Controversy attends the instrument. During the Manipur ethnic violence that erupted in May 2023, the Manipur state cabinet sought to withdraw from the SoO with Kuki-Zo groups, alleging that camp discipline had broken down and that cadres had participated in the conflict, while the groups and the Centre contended the arrangement remained valid pending JMG review—exposing the friction between Centre and state as co-signatories. Critics argue that prolonged, perpetually renewed ceasefires without political closure entrench armed structures, sustain parallel taxation, and convert temporary camps into permanent cantonments. The lapse-and-renewal cycle, the difficulty of verifying camp strength, and disputes over whether designated cadres breached ground rules recur across every theatre where SoOs operate.
For the working practitioner—the desk officer, the internal-security analyst, or the UPSC GS-III aspirant—the SoO Agreement is a concrete illustration of India's calibrated counter-insurgency doctrine: military pressure to compel groups to the table, followed by a confidence-building freeze that preserves the state's monopoly on legitimate force while keeping a negotiating channel open.
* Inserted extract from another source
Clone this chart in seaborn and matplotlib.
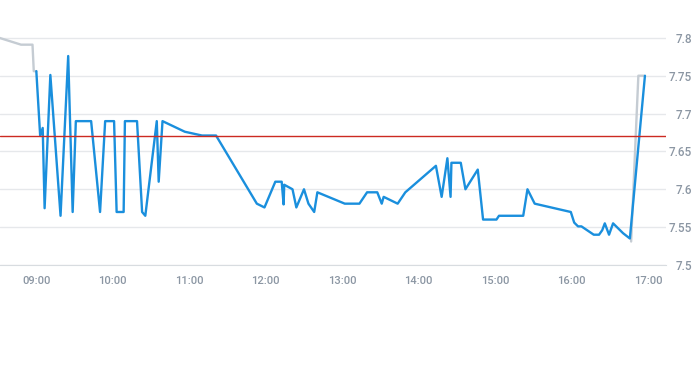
from matplotlib import pyplot as plt
import matplotlib.dates as mdates
from matplotlib.ticker import FuncFormatter
import numpy as np
import pandas as pd
import seaborn as sns

day = "2024-01-02 "

# regular session (blue)
session_times = ["09:00", "09:03", "09:05", "09:06:30", "09:11", "09:19", "09:25", "09:28:30",
                 "09:31", "09:43", "09:50", "09:54", "10:01", "10:03", "10:08:30", "10:09:30",
                 "10:19", "10:23", "10:25:30", "10:34:30", "10:36", "10:39", "10:56:30",
                 "11:10", "11:21", "11:53", "11:59", "12:07:30", "12:12:30", "12:14",
                 "12:14:30", "12:21", "12:24", "12:30", "12:33:30", "12:38", "12:40:30",
                 "13:02", "13:13:30", "13:19:30", "13:27:30", "13:31", "13:32:30", "13:43:30",
                 "13:49:30", "14:13:30", "14:18", "14:22:30", "14:25", "14:25:40", "14:33",
                 "14:36:40", "14:46:20", "14:50:30", "15:01", "15:03", "15:22", "15:25:20",
                 "15:31", "15:59:20", "16:02", "16:05", "16:07:40", "16:17:20", "16:21:30",
                 "16:24", "16:26", "16:29:20", "16:32:30", "16:40:20", "16:45:40", "16:57:30"]
session_prices = [7.756, 7.671, 7.681, 7.575, 7.751, 7.565, 7.776, 7.570,
                  7.690, 7.690, 7.570, 7.690, 7.690, 7.570, 7.570, 7.690,
                  7.690, 7.570, 7.565, 7.690, 7.610, 7.690, 7.676,
                  7.671, 7.671, 7.581, 7.576, 7.610, 7.610, 7.580,
                  7.606, 7.600, 7.576, 7.600, 7.581, 7.570, 7.596,
                  7.581, 7.581, 7.596, 7.596, 7.581, 7.590, 7.581,
                  7.596, 7.631, 7.590, 7.641, 7.590, 7.635, 7.635,
                  7.600, 7.626, 7.560, 7.560, 7.565, 7.565, 7.600,
                  7.581, 7.570, 7.556, 7.551, 7.551, 7.540, 7.540,
                  7.546, 7.555, 7.540, 7.555, 7.542, 7.535, 7.750]

# extended hours (gray)
pre_times = ["08:31", "08:48", "08:57", "08:58", "09:00"]
pre_prices = [7.800, 7.791, 7.791, 7.756, 7.756]
post_times = ["16:46:40", "16:52:20", "16:56:30"]
post_prices = [7.531, 7.750, 7.750]

ref_price = 7.67

def frame(times, prices):
    return pd.DataFrame({"time": pd.to_datetime([day + t for t in times], format="mixed"),
                         "price": prices})

df_session = frame(session_times, session_prices)
df_pre = frame(pre_times, pre_prices)
df_post = frame(post_times, post_prices)

sns.set_style("white")
plt.rcParams['font.family'] = ['Roboto', 'DejaVu Sans']

fig = plt.figure(figsize=(6.93, 3.65), dpi=100)
ax = fig.add_axes([0, 0.274, 0.961, 0.726])

gray = "#c5ccd3"
blue = "#1a8fdd"
sns.lineplot(data=df_pre, x="time", y="price", color=gray, lw=1.7, sort=False, estimator=None, ax=ax)
sns.lineplot(data=df_post, x="time", y="price", color=gray, lw=1.7, sort=False, estimator=None, ax=ax)
sns.lineplot(data=df_session, x="time", y="price", color=blue, lw=1.7, sort=False, estimator=None, ax=ax)
ax.axhline(ref_price, color="#cc2a22", lw=1.0, zorder=3)

ax.set_xlim(pd.Timestamp(day + "08:31:30"), pd.Timestamp(day + "17:14"))
ax.set_ylim(7.5, 7.85)
ax.set_yticks([7.5, 7.55, 7.6, 7.65, 7.7, 7.75, 7.8])
ax.yaxis.set_major_formatter(FuncFormatter(lambda v, p: f"{v:g}"))
ax.yaxis.tick_right()
ax.grid(axis="y", color="#e6e8eb", lw=1)
ax.set_axisbelow(True)

ax.xaxis.set_major_locator(mdates.HourLocator())
ax.xaxis.set_major_formatter(mdates.DateFormatter("%H:%M"))

for s in ["top", "left", "right"]:
    ax.spines[s].set_visible(False)
ax.spines["bottom"].set_color("#d8dce0")
ax.tick_params(axis="x", length=4, color="#d8dce0", pad=4, labelsize=8, labelcolor="#8b96a3")
ax.tick_params(axis="y", length=0, pad=19, labelsize=8.5, labelcolor="#8b96a3")
for lab in ax.get_xticklabels() + ax.get_yticklabels():
    lab.set_fontweight("medium")
for lab in ax.get_yticklabels():
    lab.set_horizontalalignment("right")
ax.set_xlabel("")
ax.set_ylabel("")

fig.savefig("out.png", dpi=100)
Its strengths are de-escalation and the saving of lives; its weakness is the tendency toward indefinite limbo absent political will to convert a ceasefire into a settlement. Understanding the tripartite structure, the ground-rules architecture, and the Centre-state-group dynamics is essential to analysing any North Eastern conflict, and the instrument remains a live policy lever in Manipur, Nagaland, and Assam.
Example
In August 2008 the Government of India, the Manipur government, and the Kuki National Organisation and United People's Front signed a Suspension of Operations Agreement confining Kuki-Zo cadres to designated camps, renewed annually thereafter.
Frequently asked questions
An SoO is a temporary, renewable ceasefire that confines cadres to monitored camps while political talks continue, conceding none of the group's core demands. A Memorandum of Settlement, such as the 2020 Bodo Accord, is the final negotiated accord that resolves those demands and dissolves the armed organisation.